GIVEN INSTRUCTION ->
Each record below should be output verbatim, without pictures.

PROVIDED INFORMATION ->
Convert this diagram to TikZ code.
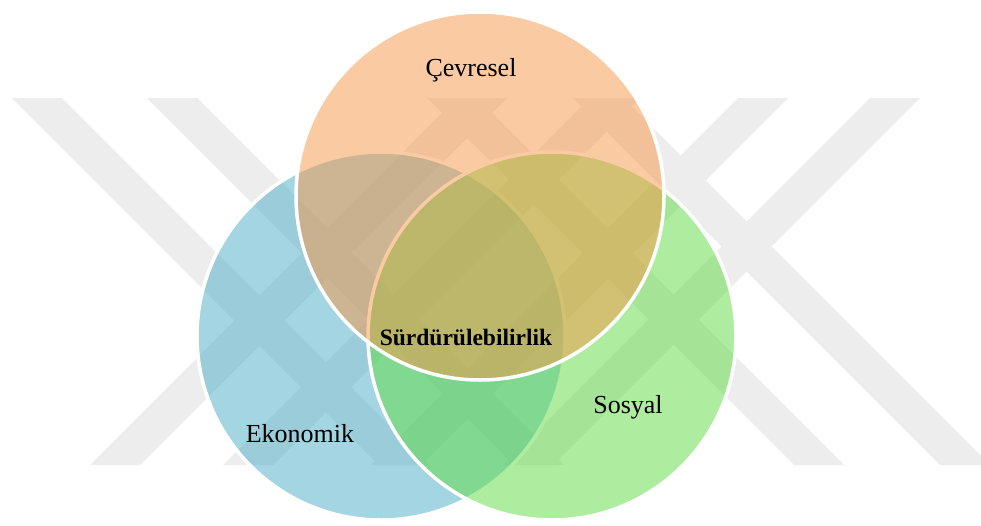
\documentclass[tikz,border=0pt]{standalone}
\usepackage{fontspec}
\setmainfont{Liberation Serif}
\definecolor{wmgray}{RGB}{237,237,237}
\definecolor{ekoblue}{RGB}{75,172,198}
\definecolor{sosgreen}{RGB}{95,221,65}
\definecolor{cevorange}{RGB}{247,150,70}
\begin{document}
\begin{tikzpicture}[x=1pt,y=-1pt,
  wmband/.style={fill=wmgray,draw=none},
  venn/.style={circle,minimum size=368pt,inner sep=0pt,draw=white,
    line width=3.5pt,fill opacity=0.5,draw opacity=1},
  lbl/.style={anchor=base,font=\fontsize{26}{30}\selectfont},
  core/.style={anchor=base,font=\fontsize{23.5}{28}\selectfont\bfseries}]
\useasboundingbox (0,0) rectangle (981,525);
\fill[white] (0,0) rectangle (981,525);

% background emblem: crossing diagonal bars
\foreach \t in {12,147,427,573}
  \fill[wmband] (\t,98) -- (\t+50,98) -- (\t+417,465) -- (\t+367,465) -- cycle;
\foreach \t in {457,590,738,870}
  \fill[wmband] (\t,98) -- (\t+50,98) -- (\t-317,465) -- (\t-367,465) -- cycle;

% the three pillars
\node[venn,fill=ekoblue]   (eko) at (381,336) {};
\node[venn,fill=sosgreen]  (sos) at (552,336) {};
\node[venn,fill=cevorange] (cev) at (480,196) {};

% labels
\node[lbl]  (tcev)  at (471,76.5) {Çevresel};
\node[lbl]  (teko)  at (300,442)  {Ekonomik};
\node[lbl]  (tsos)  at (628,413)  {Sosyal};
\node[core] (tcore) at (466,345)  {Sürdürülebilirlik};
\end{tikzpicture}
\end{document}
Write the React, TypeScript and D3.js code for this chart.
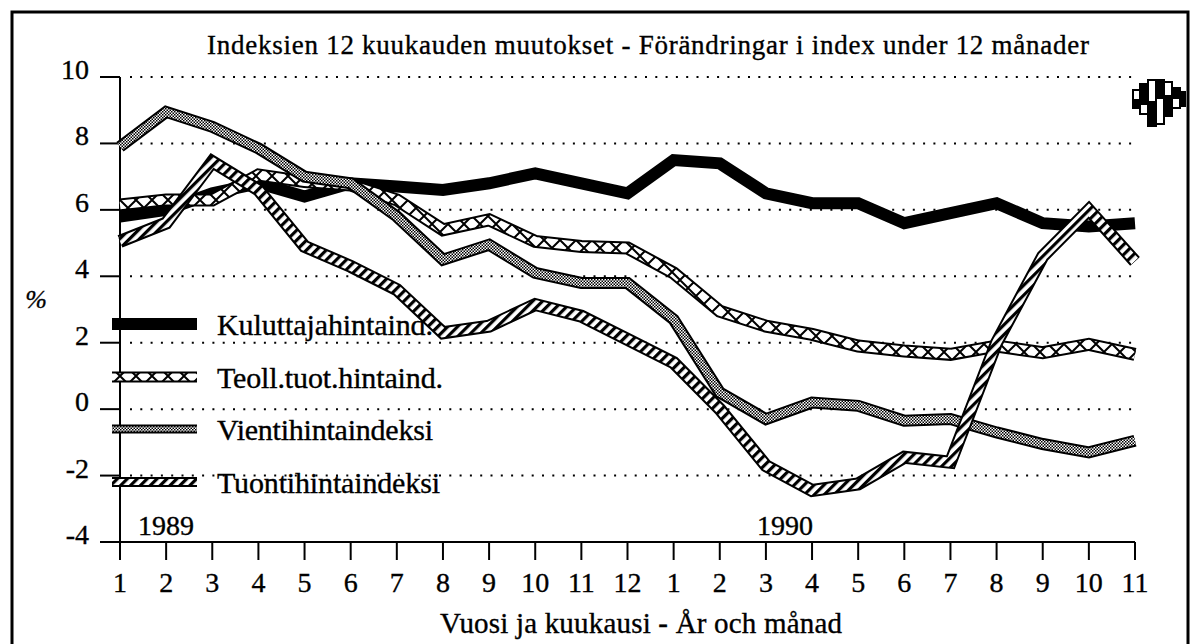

PROBLEM SOLUTION ->
Convert this diagram to TikZ code.
\documentclass[tikz,border=0pt]{standalone}
\usepackage{fontspec}
\setmainfont{Liberation Serif}
\definecolor{wmgray}{RGB}{237,237,237}
\definecolor{ekoblue}{RGB}{75,172,198}
\definecolor{sosgreen}{RGB}{95,221,65}
\definecolor{cevorange}{RGB}{247,150,70}
\begin{document}
\begin{tikzpicture}[x=1pt,y=-1pt,
  wmband/.style={fill=wmgray,draw=none},
  venn/.style={circle,minimum size=368pt,inner sep=0pt,draw=white,
    line width=3.5pt,fill opacity=0.5,draw opacity=1},
  lbl/.style={anchor=base,font=\fontsize{26}{30}\selectfont},
  core/.style={anchor=base,font=\fontsize{23.5}{28}\selectfont\bfseries}]
\useasboundingbox (0,0) rectangle (981,525);
\fill[white] (0,0) rectangle (981,525);

% background emblem: crossing diagonal bars
\foreach \t in {12,147,427,573}
  \fill[wmband] (\t,98) -- (\t+50,98) -- (\t+417,465) -- (\t+367,465) -- cycle;
\foreach \t in {457,590,738,870}
  \fill[wmband] (\t,98) -- (\t+50,98) -- (\t-317,465) -- (\t-367,465) -- cycle;

% the three pillars
\node[venn,fill=ekoblue]   (eko) at (381,336) {};
\node[venn,fill=sosgreen]  (sos) at (552,336) {};
\node[venn,fill=cevorange] (cev) at (480,196) {};

% labels
\node[lbl]  (tcev)  at (471,76.5) {Çevresel};
\node[lbl]  (teko)  at (300,442)  {Ekonomik};
\node[lbl]  (tsos)  at (628,413)  {Sosyal};
\node[core] (tcore) at (466,345)  {Sürdürülebilirlik};
\end{tikzpicture}
\end{document}
Write the React, TypeScript and D3.js code for this chart.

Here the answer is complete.